Increase Happiness and Reduce Stress By Replacing Social Media With This Type of Activity

Increase Happiness and Reduce Stress By Replacing Social Media With This Type of Activity

The study recommends replacing social media with physical activity.

Your mental health will be greatly enhanced if you spend 30 minutes less each day on social media and more time exercising. This was recently demonstrated in a study conducted by a team from Ruhr-Universität Bochum’s Mental Health Research and Treatment Center, led by assistant professor Dr. Julia Brailovskaia.

Following this advice for two weeks resulted in participants feeling happier, more satisfied, less stressed by the Covid-19 pandemic, and less depressed than participants in a control group. These results persisted even six months after the study’s conclusion. The scientists recently published their findings in the Journal of Public Health.

The drawbacks of social media

Social media platforms like Instagram, TikTok, Facebook, Twitter, and WhatsApp made sure that we still felt connected to other individuals throughout periods of lockdowns and contact limitations brought on by the Covid-19 pandemic. They diverted us from the pandemic-related stress that many individuals experienced, which led to feelings of anxiety, insecurity, and hopelessness.

However, using social media has its downsides as well. Heavy usage might result in addictive behavior, which may manifest as, for instance, a strong emotional connection to social media. Conspiracy theories and fake news may also spread uncontrolled on social media and increase anxiety.

“Given that we don’t know for certain how long the coronavirus crisis will last, we wanted to know how to protect people’s mental health with services that are as free and low-threshold as possible,” explains Julia Brailovskaia. To find out whether the type and duration of social media use can contribute to this, she conducted an experimental study as part of her fellowship at the Center for Advanced Internet Studies (CAIS).

An experiment that lasted two weeks

Julia and her colleagues recruited 642 participants and randomly assigned them to one of four groups of about similar size. The first group cut down on their daily social media use by 30 minutes over the course of the two-week intervention period. The second group increased their daily physical activity by 30 minutes while continuing to use social media as normal since prior research had shown that physical exercise might improve mood and lessen depression symptoms. The third group increased physical activity while also decreasing social media usage. During the intervention period, the behavior of the control group remained unchanged.

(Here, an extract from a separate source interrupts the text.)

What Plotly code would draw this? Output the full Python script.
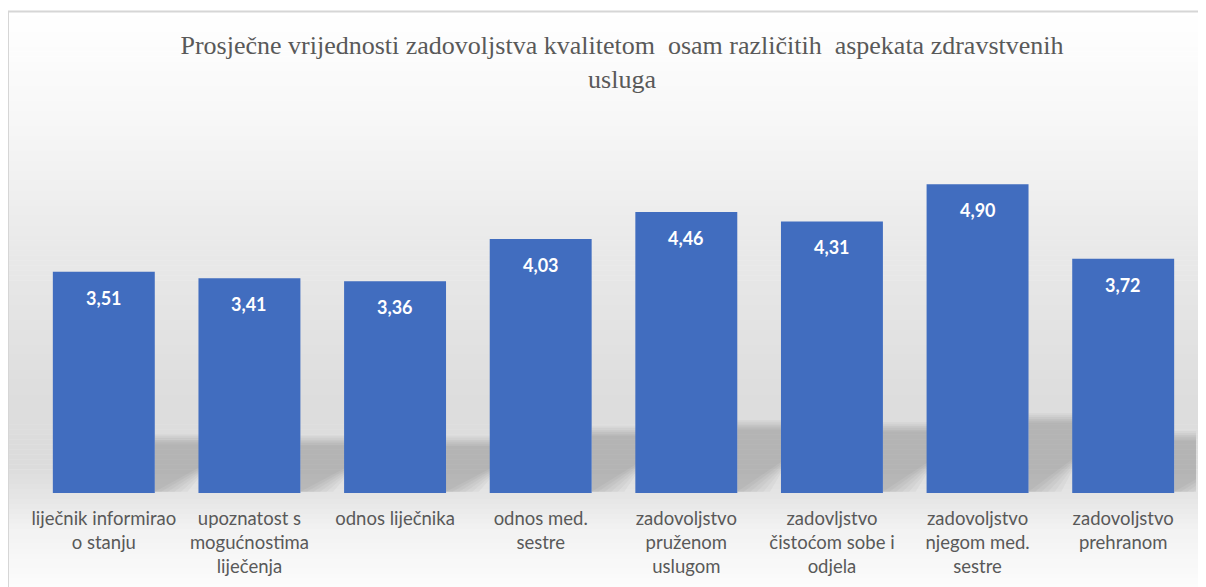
import numpy as np
import plotly.graph_objects as go

# ---- data ----
categories = [
    "liječnik informirao<br>o stanju",
    "upoznatost s<br>mogućnostima<br>liječenja",
    "odnos liječnika",
    "odnos med.<br>sestre",
    "zadovoljstvo<br>pruženom<br>uslugom",
    "zadovljstvo<br>čistoćom sobe i<br>odjela",
    "zadovoljstvo<br>njegom med.<br>sestre",
    "zadovoljstvo<br>prehranom",
]
values = [3.51, 3.41, 3.36, 4.03, 4.46, 4.31, 4.90, 3.72]
title_text = "Prosječne vrijednosti zadovoljstva kvalitetom  osam različitih  aspekata zdravstvenih<br>usluga"

# ---- layout geometry (figure pixels; page adds an 8px body margin) ----
OFF = 8
W, H = 1198, 579
L, R, T, B = 23, 10, 107, 92
PW, PH = W - L - R, H - T - B


def px_x(sx):
    """screen x -> paper x"""
    return (sx - OFF - L) / PW


def px_y(sy):
    """screen y -> paper y"""
    return (H - B - (sy - OFF)) / PH


shapes = []
# background gradient (style)
stops_y = [11, 120, 250, 400, 470, 495, 530, 590]
stops_g = [255, 247, 233, 221, 220, 228, 242, 252]
edges = np.arange(11, 592, 5)
for y0, y1 in zip(edges[:-1], edges[1:]):
    g = int(round(np.interp((y0 + y1) / 2, stops_y, stops_g)))
    shapes.append(dict(type="rect", xref="paper", yref="paper", layer="below",
                       x0=px_x(8), x1=px_x(1200), y0=px_y(y1 + 0.5), y1=px_y(y0),
                       fillcolor=f"rgb({g},{g},{g})", line=dict(width=0)))
# chart frame
shapes.append(dict(type="rect", xref="paper", yref="paper", layer="below",
                   x0=px_x(8), x1=px_x(1201), y0=px_y(600), y1=px_y(11),
                   fillcolor="rgba(0,0,0,0)", line=dict(color="#d6d6d6", width=2)))

# soft bar shadows, derived from the values
for i, v in enumerate(values):
    for grow in [0.09, 0.06, 0.03, 0.0, -0.03, -0.06]:
        top = 0.24 * v + grow
        path = (f"M {i + 0.35},{0.02} L {i + 0.35},{top} L {i + 0.66},{top} "
                f"L {i + 0.66},{0.10 * v - grow} L {i + 0.44 + 1.5 * grow},{0.02} Z")
        shapes.append(dict(type="path", xref="x", yref="y", layer="below", path=path,
                           fillcolor="rgba(0,0,0,0.032)", line=dict(width=0)))

fig = go.Figure()
fig.add_trace(go.Bar(
    x=list(range(len(categories))), y=values,
    marker=dict(color="#416dbf", line=dict(width=0)),
    hoverinfo="skip",
))

annotations = []
for i, v in enumerate(values):
    annotations.append(dict(x=i, y=v, xref="x", yref="y", text=f"{v:.2f}".replace(".", ","),
                            showarrow=False, yshift=-26, yanchor="middle",
                            font=dict(family="Lato", size=18, color="white", weight="bold")))

fig.update_layout(
    width=W, height=H,
    margin=dict(l=L, r=R, t=T, b=B, pad=0),
    paper_bgcolor="white",
    plot_bgcolor="rgba(0,0,0,0)",
    bargap=0.3,
    showlegend=False,
    separators=",.",
    title=dict(text=title_text, x=(622 - OFF) / W, xanchor="center", xref="container",
               y=1 - (54 - OFF) / H, yanchor="middle", yref="container",
               font=dict(family="Liberation Serif", size=26, color="#595959")),
    xaxis=dict(tickmode="array", tickvals=list(range(len(categories))), ticktext=categories,
               range=[-0.5, len(categories) - 0.5],
               showgrid=False, zeroline=False, showline=False, ticks="",
               tickfont=dict(family="Lato", size=18.5, color="#595959"),
               ticklabelstandoff=12),
    yaxis=dict(range=[0, 6], visible=False, showgrid=False, zeroline=False),
    shapes=shapes,
    annotations=annotations,
)

fig.write_html("out.html")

Before, during, and up to six months after the two-week intervention phase, the participants responded to online surveys on the duration, intensity, and emotional significance of their social media use, physical activity, satisfaction with life, their subjective feeling of happiness, depressive symptoms, the psychological burden of the Covid-19 pandemic and their cigarette consumption.

Healthy and happy in the age of digitalization

The findings clearly showed that both reducing the amount of time spent on social media each day and increasing physical activity has a positive impact on people’s well-being. And particularly the combination of the two interventions increases one’s satisfaction with life and subjective feeling of happiness and reduces depressive symptoms.

The effects last for a long time: even six months after the two-week intervention phase had ended, participants in all three intervention groups spent less time on social media than before: namely about a half hour in the groups that had either reduced social media time or increased their daily exercise, and about three-quarters of an hour in the group that had combined both measures.

Six months after the intervention, the combination group engaged one hour and 39 minutes more each week in physical activity than before the experiment. The positive influence on mental health continued throughout the entire follow-up period.

“This shows us how vital it is to reduce our availability online from time to time and to go back to our human roots,” concludes Julia Brailovskaia. “These measures can be easily implemented into one’s everyday life and they’re completely free – and, at the same time, they help us to stay happy and healthy in the digital age.”